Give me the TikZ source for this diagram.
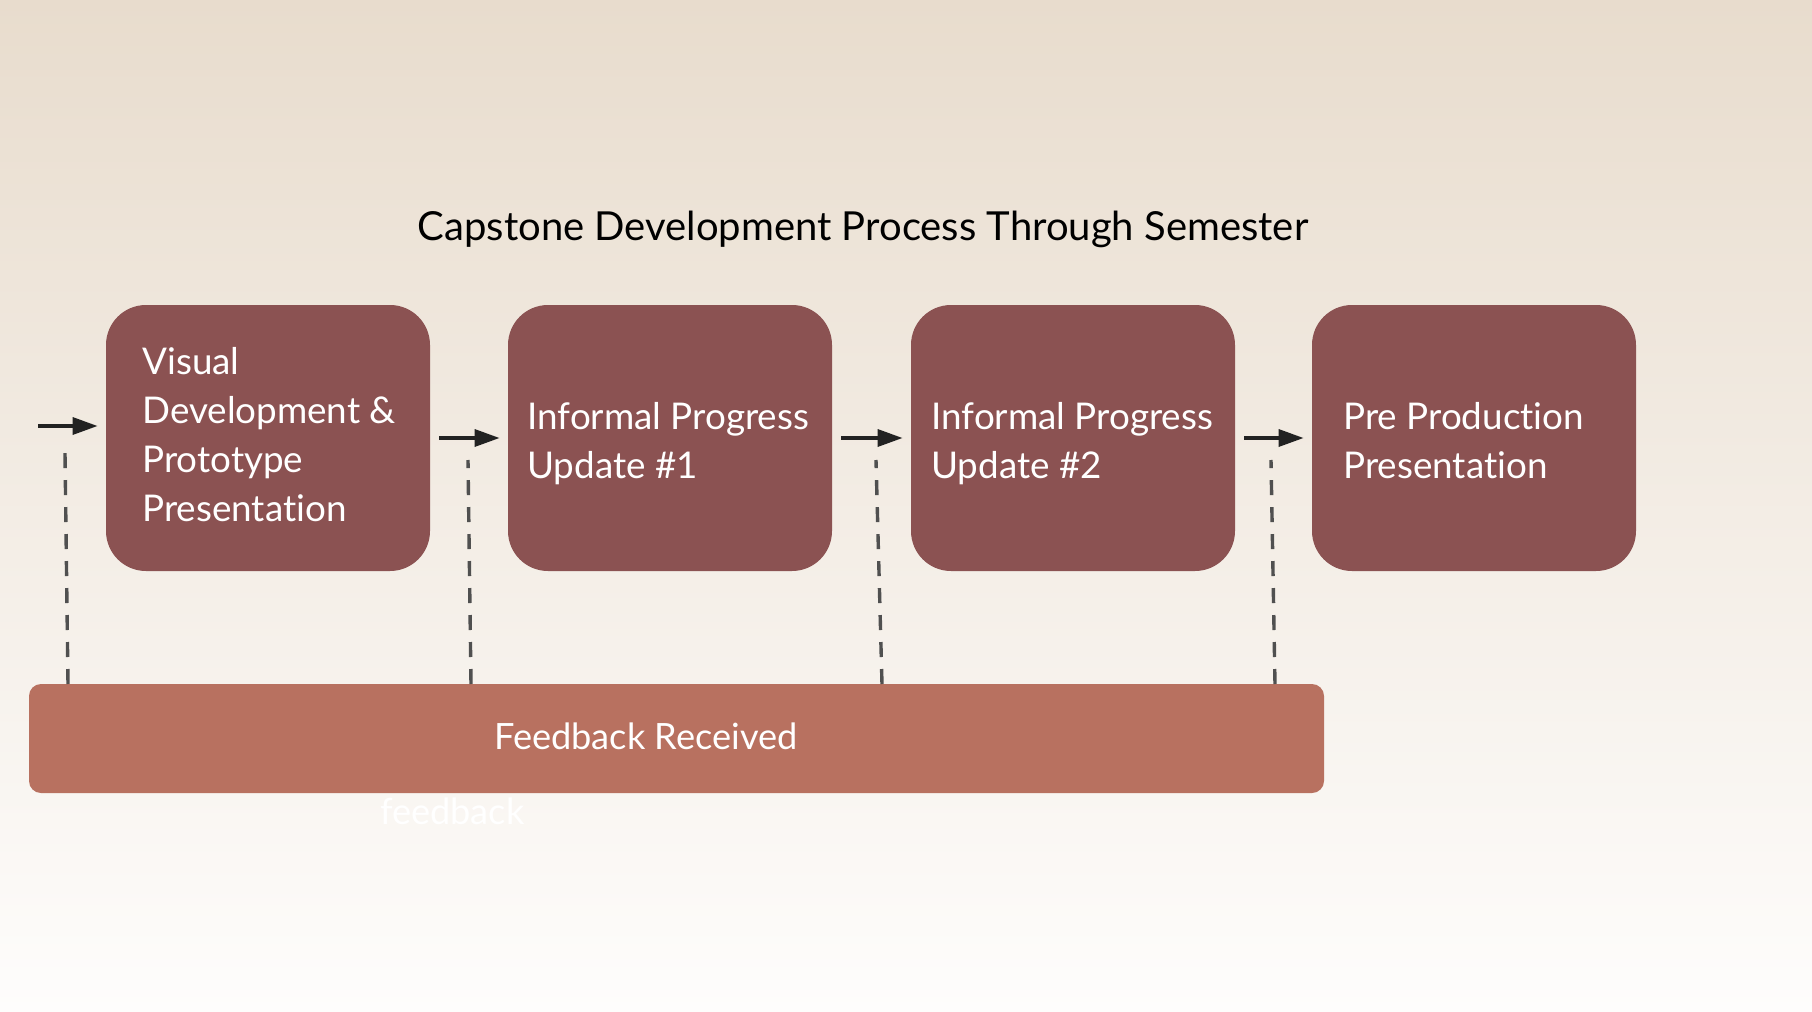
\documentclass[tikz,border=0pt]{standalone}
\usepackage{fontspec}
\setmainfont{Lato}[Ligatures=NoCommon]
\usetikzlibrary{arrows.meta}
\definecolor{bgtop}{RGB}{232,220,205}
\definecolor{bgbot}{RGB}{254,253,252}
\definecolor{stagecol}{RGB}{139,82,82}
\definecolor{fbcol}{RGB}{184,113,96}
\definecolor{dashgray}{RGB}{80,80,80}
\definecolor{arrowcol}{RGB}{34,34,34}
\begin{document}
\begin{tikzpicture}[x=0.5pt,y=-0.5pt,
  stagebox/.style={fill=stagecol, rounded corners=20pt, minimum width=162pt, minimum height=133pt, inner sep=0pt},
  stagetext/.style={text=white, align=left, inner sep=0pt, anchor=north west, font=\fontsize{18.4}{24.5}\selectfont},
  flowarrow/.style={draw=arrowcol, line width=1.7pt, -{Triangle[length=12.5pt,width=8.5pt]}},
  fbline/.style={draw=dashgray, line width=1.7pt, dash pattern=on 7.5pt off 6pt},
]
\useasboundingbox (0,0) rectangle (1812,1012);
\shade[top color=bgtop, bottom color=bgbot] (0,0) rectangle (1812,1012);

\node[anchor=base, font=\fontsize{20}{24}\selectfont, text=black] (title) at (863,240) {Capstone Development Process Through Semester};

\node[stagebox] (b1) at (268,438) {};
\node[stagebox] (b2) at (670,438) {};
\node[stagebox] (b3) at (1073,438) {};
\node[stagebox] (b4) at (1474,438) {};

\node[stagetext] (t1) at (142,347) {Visual\\Development \&\\Prototype\\Presentation};
\node[stagetext] (t2) at (527,402) {Informal Progress\\Update \#1};
\node[stagetext] (t3) at (931,402) {Informal Progress\\Update \#2};
\node[stagetext] (t4) at (1343,402) {Pre Production\\Presentation};

\node[fill=fbcol, rounded corners=6pt, minimum width=647.5pt, minimum height=54.5pt, inner sep=0pt] (fbox) at (676.5,738.5) {};
\node[anchor=base, text=white, font=\fontsize{18.1}{24}\selectfont] (fbtext) at (646,749) {Feedback Received};
\node[anchor=base west, text=white, font=\fontsize{18.1}{24}\selectfont] (fbnote) at (373,824) {feedback};

\coordinate (s0) at (38,426);
\draw[flowarrow, shorten >=4pt] (s0) -- (s0 -| b1.west);
\draw[flowarrow, shorten <=4.5pt, shorten >=4pt] (b1.east) -- (b2.west);
\draw[flowarrow, shorten <=4.5pt, shorten >=4pt] (b2.east) -- (b3.west);
\draw[flowarrow, shorten <=4.5pt, shorten >=4pt] (b3.east) -- (b4.west);

\coordinate (u1) at (65,453);  \coordinate (v1) at (68,684);
\coordinate (u2) at (468,460); \coordinate (v2) at (471,684);
\coordinate (u3) at (876,460); \coordinate (v3) at (882,684);
\coordinate (u4) at (1271,460); \coordinate (v4) at (1275,684);
\draw[fbline] (v1) -- (u1);
\draw[fbline] (v2) -- (u2);
\draw[fbline] (v3) -- (u3);
\draw[fbline] (v4) -- (u4);
\end{tikzpicture}
\end{document}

*-*-*

* Instructions to follow *
Give again, word for word, every line from the top of the data through the line with "text=black] (title) at", both ends included, and exclude the pictures.

* Output below *
Give me the TikZ source for this diagram.
\documentclass[tikz,border=0pt]{standalone}
\usepackage{fontspec}
\setmainfont{Lato}[Ligatures=NoCommon]
\usetikzlibrary{arrows.meta}
\definecolor{bgtop}{RGB}{232,220,205}
\definecolor{bgbot}{RGB}{254,253,252}
\definecolor{stagecol}{RGB}{139,82,82}
\definecolor{fbcol}{RGB}{184,113,96}
\definecolor{dashgray}{RGB}{80,80,80}
\definecolor{arrowcol}{RGB}{34,34,34}
\begin{document}
\begin{tikzpicture}[x=0.5pt,y=-0.5pt,
  stagebox/.style={fill=stagecol, rounded corners=20pt, minimum width=162pt, minimum height=133pt, inner sep=0pt},
  stagetext/.style={text=white, align=left, inner sep=0pt, anchor=north west, font=\fontsize{18.4}{24.5}\selectfont},
  flowarrow/.style={draw=arrowcol, line width=1.7pt, -{Triangle[length=12.5pt,width=8.5pt]}},
  fbline/.style={draw=dashgray, line width=1.7pt, dash pattern=on 7.5pt off 6pt},
]
\useasboundingbox (0,0) rectangle (1812,1012);
\shade[top color=bgtop, bottom color=bgbot] (0,0) rectangle (1812,1012);

\node[anchor=base, font=\fontsize{20}{24}\selectfont, text=black] (title) at (863,240) {Capstone Development Process Through Semester};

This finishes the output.